For awards under SNAP (see Administrative Requirements—Monitoring—Reporting—Streamlined Non-Competing Award Process for applicability), funds are automatically carried over to the subsequent budget period. However, the grantee will be required to indicate, as part of the grant's progress report, whether any estimated unobligated balance (including prior-year carryover) is expected to be greater than 25 percent of the current year's total approved budget. The total approved budget amount includes current year and any carryover from prior years of the project period. If the unobligated balance is greater than 25 percent of the total approved budget, the grantee must provide an explanation and indicate plans for expenditure of those funds within the current budget year.
For awards that require an annual FFR, the amount to be automatically carried over must be specified under item 12, "Remarks."
For both SNAP and non-SNAP, when a grantee reports a balance of unobligated funds in excess of 25 percent of the total amount awarded for the budget period, the GMO will review the circumstances resulting in the balance to ensure that these funds are necessary to complete the project, and may request additional information from the grantee, including a revised budget, as part of the review.
If the GMO determines that some or all of the unobligated funds are not necessary to complete the project, the GMO may restrict the grantee's authority to automatically carry over unobligated balances in the future, use the balance to reduce or offset NIH funding for a subsequent budget period, or use a combination of these actions. The GMO also may indicate whether the balance may be carried forward to a budget period other than the succeeding one. The GMO's decision about the disposition of the reported unobligated balance will be reflected in the terms and conditions of the NoA.
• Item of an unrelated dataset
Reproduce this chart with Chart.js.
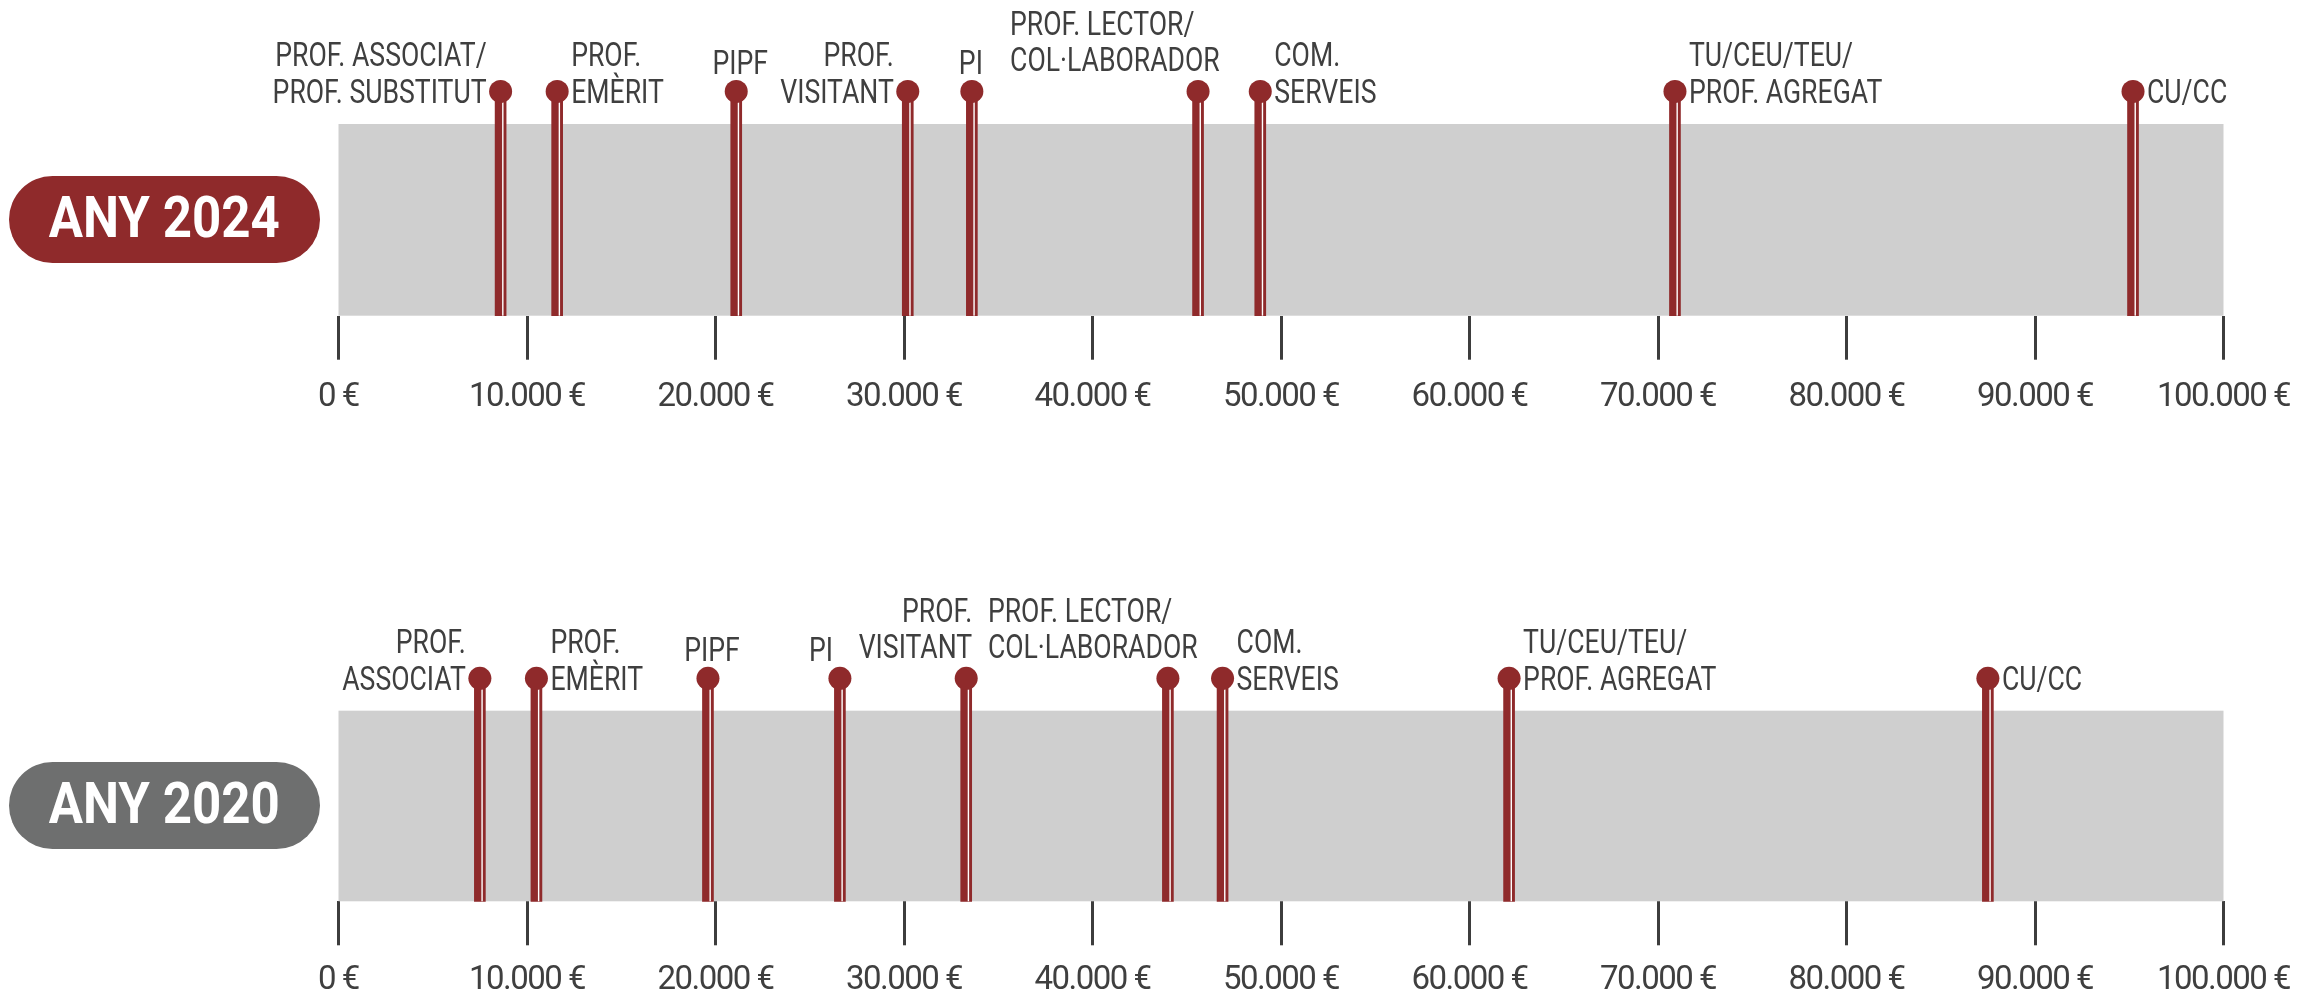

All Federal agencies are required by PL 101-510 to close fixed year appropriation accounts and cancel any remaining balances by September 30 of the fifth fiscal year after the year of availability. In order for the NIH to meet its obligation to close these accounts and cancel any remaining balances by September 30, grantees must report disbursements on the quarterly cash transaction report (using the FFR) no later than June 30 of the fifth fiscal year after the year of availability. At the end of five years, the funds are cancelled and returned to the Treasury. This provision limits the availability of funds for carryover.